David Davis (shadow home sec); “Religion, unlike race, is a matter of personal choice, and therefore appropriate for open debate.”

Ick. “personal choice” puts us back into the supermarket of spirituality. It doesn’t feel like a choice…

But most odious of all, well….

The Daily Telegraph
The times and, perhaps most disappointingly,
The independent

Oh right, since the government have confirmed that it would also make it illegal to stir up hatred against pagans, witches and atheists for being pagans, witches or atheists, it is by definition bad and wrong.

In fact, it makes me wonder who was planted to “ask about atheists, pagans and satanists.” None of the papers want to own up.

It’s not as much a problem here as in the US, I think, but I, for one, would be more comfortable advertising my move towards druidry if I could be sure that if someone erected a sign outside my house saying “tree-fucker go home”, or instigated a hate campaign in the local paper against my sitting under my own tree and meditating, I had some sort of recourse to law.

I can only see this as a wilfull misreading of the law as proposed: much play is being made of the human sacrifice cult apparently making inroads in Britain, or that we won’t be able to mock the practices of yogic fliers, or brainwashing cults. Yet the law does not say we cannot condemn those that murder, brainwash, or campaign on behalf of David Icke. It does not even prevent you condeming them for promoting such things. It makes it illegal to engender hatred on religious grounds. Does condemnation of murder amount to incitement of hatred? Does ridicule of David Icke’s frankly bats arse ideas count?
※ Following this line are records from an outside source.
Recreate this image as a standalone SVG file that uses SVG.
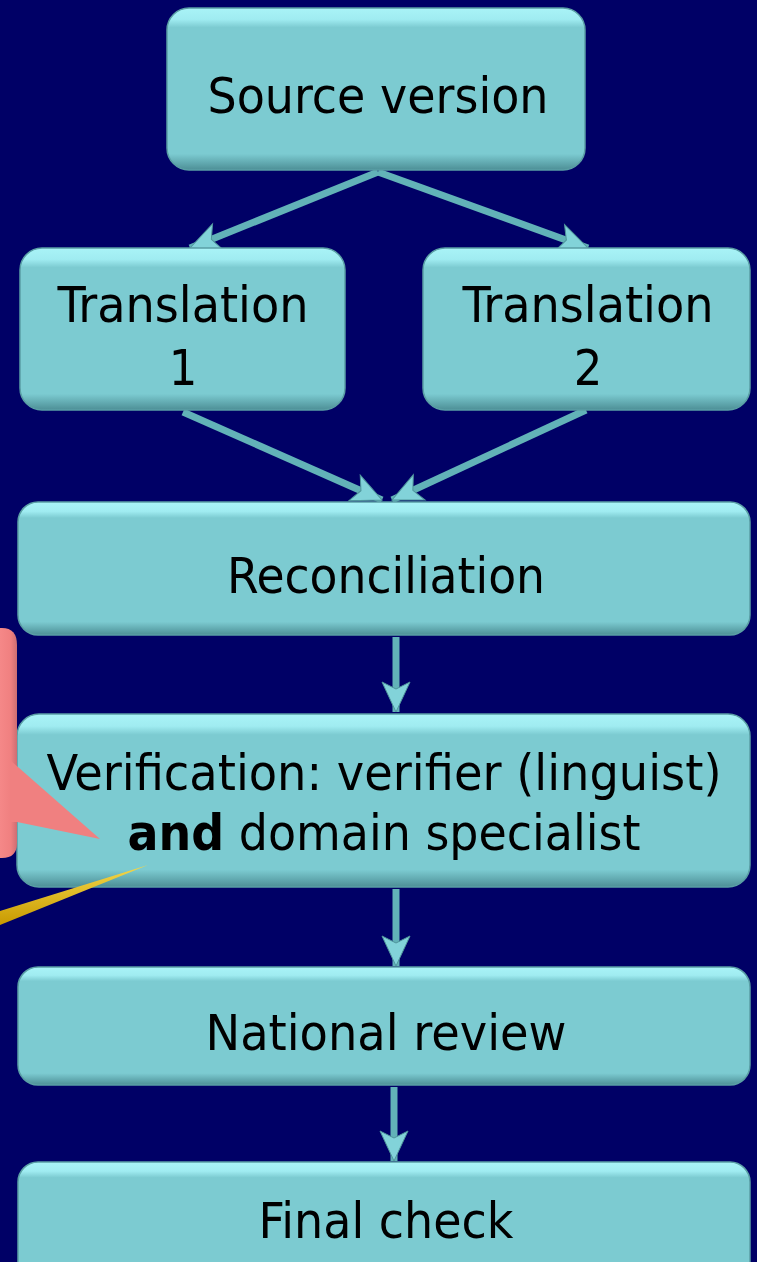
<svg xmlns="http://www.w3.org/2000/svg" width="757" height="1262" viewBox="0 0 757 1262">
<defs>
<linearGradient id="boxg" x1="0" y1="0" x2="0" y2="1">
<stop offset="0" stop-color="#a9f3f7"/>
<stop offset="0.07" stop-color="#a0ecf1"/>
<stop offset="0.12" stop-color="#7ccbd1"/>
<stop offset="0.9" stop-color="#7ccbd1"/>
<stop offset="1" stop-color="#4d8f96"/>
</linearGradient>
<linearGradient id="pinkg" gradientUnits="userSpaceOnUse" x1="0" y1="0" x2="18" y2="0">
<stop offset="0" stop-color="#f58888"/>
<stop offset="0.6" stop-color="#f08080"/>
<stop offset="1" stop-color="#c86a70"/>
</linearGradient>
<linearGradient id="yelg" x1="0" y1="0" x2="0" y2="1">
<stop offset="0" stop-color="#f5d84a"/>
<stop offset="1" stop-color="#c89a00"/>
</linearGradient>
<marker id="ah" markerUnits="userSpaceOnUse" markerWidth="34" markerHeight="34" viewBox="0 0 34 34" refX="32" refY="17" orient="auto">
<path d="M2,3 L32,17 L2,31 L9,17 Z" fill="#82d3d9" stroke="#4f959b" stroke-width="1"/>
</marker>
<style>
.box{fill:url(#boxg);stroke:#5a9fa5;stroke-width:1.5}
.t{font-family:"DejaVu Sans Condensed","DejaVu Sans",sans-serif;font-size:50px;fill:#000;text-anchor:middle}
.c{stroke:#62b2b8;stroke-width:7;fill:none;marker-end:url(#ah)}
</style>
</defs>
<rect x="0" y="0" width="757" height="1262" fill="#000066"/>
<g id="connectors">
<line class="c" x1="378" y1="172" x2="190" y2="248"/>
<line class="c" x1="378" y1="172" x2="588" y2="248"/>
<line class="c" x1="183" y1="412" x2="382" y2="500"/>
<line class="c" x1="586" y1="410" x2="392" y2="500"/>
<line class="c" x1="396" y1="637" x2="396" y2="712"/>
<line class="c" x1="396" y1="889" x2="396" y2="966"/>
<line class="c" x1="394" y1="1087" x2="394" y2="1161"/>
</g>
<g id="n-source">
<rect class="box" x="167" y="8" width="418" height="162" rx="22"/>
<text class="t" x="378" y="113" textLength="341" lengthAdjust="spacingAndGlyphs">Source version</text>
</g>
<g id="n-t1">
<rect class="box" x="20" y="248" width="325" height="162" rx="22"/>
<text class="t" x="183" y="322" textLength="251" lengthAdjust="spacingAndGlyphs">Translation</text>
<text class="t" x="183" y="385">1</text>
</g>
<g id="n-t2">
<rect class="box" x="423" y="248" width="327" height="162" rx="22"/>
<text class="t" x="588" y="322" textLength="251" lengthAdjust="spacingAndGlyphs">Translation</text>
<text class="t" x="588" y="385">2</text>
</g>
<g id="n-rec">
<rect class="box" x="18" y="502" width="732" height="133" rx="20"/>
<text class="t" x="386" y="593" textLength="318" lengthAdjust="spacingAndGlyphs">Reconciliation</text>
</g>
<g id="n-ver">
<rect class="box" x="17" y="714" width="733" height="173" rx="22"/>
<text class="t" x="384" y="790" textLength="675" lengthAdjust="spacingAndGlyphs">Verification: verifier (linguist)</text>
<text class="t" x="384" y="850" textLength="513" lengthAdjust="spacingAndGlyphs"><tspan font-weight="bold">and</tspan> domain specialist</text>
</g>
<g id="n-nat">
<rect class="box" x="18" y="967" width="732" height="118" rx="20"/>
<text class="t" x="386" y="1050" textLength="361" lengthAdjust="spacingAndGlyphs">National review</text>
</g>
<g id="n-final">
<rect class="box" x="18" y="1162" width="732" height="130" rx="20"/>
<text class="t" x="386" y="1238" textLength="255" lengthAdjust="spacingAndGlyphs">Final check</text>
</g>
<g id="callout">
<path d="M-10,628 L2,628 Q17,628 17,645 L17,760 L17,822 L17,843 Q17,858 2,858 L-10,858 Z" fill="url(#pinkg)"/>
<path d="M10,760 L100,839 L17,822 L10,822 Z" fill="#f08080"/>
</g>
<g id="pointer">
<polygon points="0,911 148,865 0,925" fill="url(#yelg)"/>
</g>
</svg>
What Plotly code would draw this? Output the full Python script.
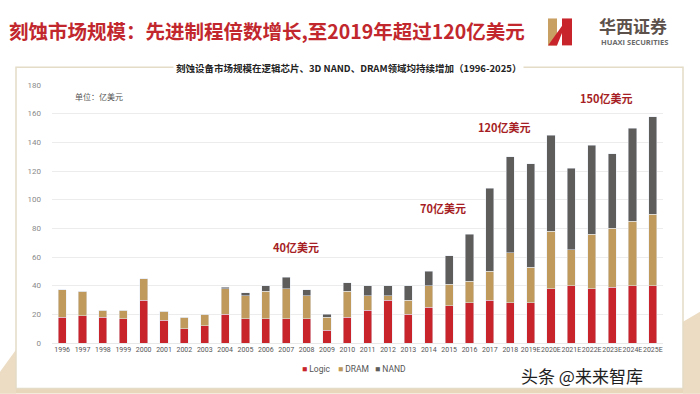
import plotly.graph_objects as go

years = ["1996", "1997", "1998", "1999", "2000", "2001", "2002", "2003", "2004", "2005",
         "2006", "2007", "2008", "2009", "2010", "2011", "2012", "2013", "2014", "2015",
         "2016", "2017", "2018", "2019E", "2020E", "2021E", "2022E", "2023E", "2024E", "2025E"]
logic = [18, 19, 18, 17, 30, 16, 10, 12, 20, 17, 17, 17, 17, 9, 18, 23, 30, 20, 25, 26,
         28, 30, 28, 28, 38, 40, 38, 39, 40, 40]
dram = [19, 17, 5, 6, 15, 6, 8, 8, 18, 16, 19, 21, 16, 9, 18, 10, 3, 10, 15, 15,
        15, 20, 35, 25, 40, 25, 38, 41, 45, 50]
nand = [0, 0, 0, 0, 0, 0, 0, 0, 1, 2, 4, 8, 4, 2, 6, 7, 7, 10, 10, 20,
        33, 58, 67, 72, 67, 57, 62, 52, 65, 68]

series_names = ["Logic", "DRAM", "NAND"]
series_colors = ["#c8242b", "#c09a5c", "#5e5d5b"]

# callouts: (category position, value, text)
callout_x = [11.5, 18.7, 21.7, 26.7]
callout_y = [67, 94, 151, 171]
callout_text = ["40亿美元", "70亿美元", "120亿美元", "150亿美元"]

W, H = 700, 394
L, R, T, B = 52, 37, 84.7, 50.7
PW, PH = W - L - R, H - T - B


def px(x):
    return (x - L) / PW


def py(y):
    return (H - B - y) / PH


CJK = "Noto Sans CJK SC"
NARROW = "Liberation Sans Narrow, Roboto, sans-serif"

fig = go.Figure()
for name, vals, col in zip(series_names, [logic, dram, nand], series_colors):
    fig.add_trace(go.Bar(x=years, y=vals, name=name, marker_color=col, showlegend=False))

shapes = [
    # beige page decoration
    dict(type="rect", xref="paper", yref="paper", x0=px(0), x1=px(W), y0=py(H), y1=py(389),
         fillcolor="#e9d7bb", line_width=0, layer="below"),
    dict(type="path", xref="paper", yref="paper",
         path=f"M {px(0)},{py(H)} L {px(16)},{py(H)} L {px(16)},{py(350)} L {px(0)},{py(372)} Z",
         fillcolor="#ecdcc4", line_width=0, layer="below"),
    dict(type="path", xref="paper", yref="paper",
         path=f"M {px(683)},{py(H)} L {px(W)},{py(H)} L {px(W)},{py(312)} L {px(683)},{py(322)} Z",
         fillcolor="#ecdcc4", line_width=0, layer="below"),
    # chart frame
    dict(type="rect", xref="paper", yref="paper", x0=px(16), x1=px(683), y0=py(389), y1=py(67),
         line=dict(color="#e4dcc6", width=1.5), fillcolor="rgba(0,0,0,0)", layer="below"),
    # logo
    dict(type="rect", xref="paper", yref="paper", x0=px(548), x1=px(557), y0=py(45), y1=py(18),
         fillcolor="#c9a063", line_width=0),
    dict(type="path", xref="paper", yref="paper",
         path=f"M {px(548)},{py(45)} L {px(557)},{py(45)} L {px(563)},{py(30)} L {px(563)},{py(24)} Z",
         fillcolor="#c8242b", line_width=0),
    dict(type="rect", xref="paper", yref="paper", x0=px(562), x1=px(572), y0=py(45), y1=py(18),
         fillcolor="#c8242b", line_width=0),
]

annotations = [
    dict(text="<b>刻蚀市场规模：先进制程倍数增长,至2019年超过120亿美元</b>", xref="paper", yref="paper",
         x=px(7), y=py(30), xanchor="left", yanchor="middle", showarrow=False,
         font=dict(family=CJK, size=19.5, color="#c1272d")),
    dict(text="<b>华西证券</b>", xref="paper", yref="paper", x=px(633), y=py(25),
         xanchor="center", yanchor="middle", showarrow=False,
         font=dict(family=CJK, size=17, color="#5d514c")),
    dict(text="<b>HUAXI SECURITIES</b>", xref="paper", yref="paper", x=px(634), y=py(42),
         xanchor="center", yanchor="middle", showarrow=False,
         font=dict(family="Open Sans", size=7.5, color="#6a6a6a")),
    dict(text="<b>刻蚀设备市场规模在逻辑芯片、3D NAND、DRAM领域均持续增加（1996-2025）</b>",
         xref="paper", yref="paper", x=px(348), y=py(68), xanchor="center", yanchor="middle",
         showarrow=False, bgcolor="white", borderpad=2,
         font=dict(family=CJK, size=9.5, color="#222222")),
    dict(text="单位：亿美元", xref="paper", yref="paper", x=px(73), y=py(96),
         xanchor="left", yanchor="middle", showarrow=False,
         font=dict(family=CJK, size=8, color="#555555")),
    dict(text="头条 @来来智库", xref="paper", yref="paper", x=px(582), y=py(376),
         xanchor="center", yanchor="middle", showarrow=False,
         font=dict(family=CJK, size=17, color="#1e1e1e", shadow="1px 1px 2px white")),
]
for cx, cy, ct in zip(callout_x, callout_y, callout_text):
    annotations.append(dict(text=f"<b>{ct}</b>", x=cx, y=cy, xref="x", yref="y",
                            showarrow=False, xanchor="center", yanchor="middle",
                            font=dict(family=CJK, size=11, color="#a61e24")))

# compact legend drawn as text
legend_x = [300, 336, 373]
for lx, name, col in zip(legend_x, series_names, series_colors):
    annotations.append(dict(
        text=f"<span style='color:{col}'>■</span> {name}", xref="paper", yref="paper",
        x=px(lx), y=py(369), xanchor="left", yanchor="middle", showarrow=False,
        font=dict(family=NARROW, size=8.5, color="#555555")))

fig.update_layout(
    width=W, height=H,
    margin=dict(l=L, r=R, t=T, b=B),
    paper_bgcolor="white", plot_bgcolor="white",
    barmode="stack", bargap=0.6, showlegend=False,
    shapes=shapes, annotations=annotations,
    xaxis=dict(type="category", tickfont=dict(family=NARROW, size=7, color="#555555"),
               showgrid=False, showline=True, linecolor="#e8e8e8", ticks="", tickangle=0),
    yaxis=dict(range=[0, 180], dtick=20, showgrid=True, gridcolor="#ececec",
               zeroline=False, ticks="", ticklen=0,
               tickfont=dict(family=NARROW, size=8, color="#8a8a8a")),
)
fig.update_yaxes(ticklabelstandoff=10)

fig.write_html("out.html", config={"displayModeBar": False},
               post_script="document.body.style.margin='0px';")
Looking at how many prosecutions the incitement to racial hatred bill has led to (I think it’s 44 in 14 years, of which I believe not one was Jim Davidson, nor Bernard Manning, nor Roy Chubby Brown, free speech lovers), I don’t see how this legislation, if built along the same lines, could stop The Life of Brian, or Last Temptation, or the Vicar of Dibley being made, or indeed The Da Vinci Code being published.

It may, however, lead to me cancelling my line of misprinted t-shirts “If you see a buddhist on the road, strike him down.”

Now, if we could lever this legislation into replacing the blasphemy laws, that would be something. These laws truly privelige a small subset of religions, and by their very nature infringe speech that can only be trul;y harmful to a transcendendant being, whom one assumes can look after himself.

But as goes incitement to religious hatred being a crime… why stop at religious hatred? Why not make incitement to hatred a crime? Isn’t this already covered in incitement to violence?

2 thoughts on “Mullahs and druids and priestesses and bishops and comedians… oh my.

  1. Oh Pete. You made my day with “tree-fucker go home” I thnk I am going to make a T-shirt. I’m kinda against special laws for racism and religion. Violence is violence. I don’t care why you shot the guy, even if he is a gay, black catholic from Afganistan. All I care is that your ass is off the streets and bunked with a big, angry brother who knows who you shot. I think if we grant them special sections in the law, we give these acts power by giving them a forum. If some activist fucko starts killing Druids or some shit and we just throw him in jail for being a nutty fucko instead of a WASP with a message, we kill what he was trying to accomplish.

    1. Well, I guess my problem is that, at present, if soemone puts “treefucker go home” on a banner outside my house, I’m scratching my head thinking what they could be charged with. Intimidation? I think, in the UK at least, we all know why this is being enacted: the BNP (formerly National Front, previously Oswald Mosely’s Blackshirts) have started re-wording their hate literature to state “moslem” rather than “asian”. “Asians out” is illegal, “Moslems out” isn’t, at present. I’m just kind of pro this legislation, because it makes hate literature illegal if based on faith, either it’s possession or lack thereof. It’s not specifically about violence, it’s about legitimizing violence. It’s certainly not about ridicule, which I think any religion, faith or philosophical position should be able to withstand if it’s got any claims to legitimacy. I agree about not having martyrs, though: I suggest the punishment should be to walk the streets of the community you offended wearing nothing but a comedy latex pair of buttocks over the head, and a sign saying, “Why yes, I am wearing the asshat.” For a couple of months. In winter. What, cruel and unusual, you say?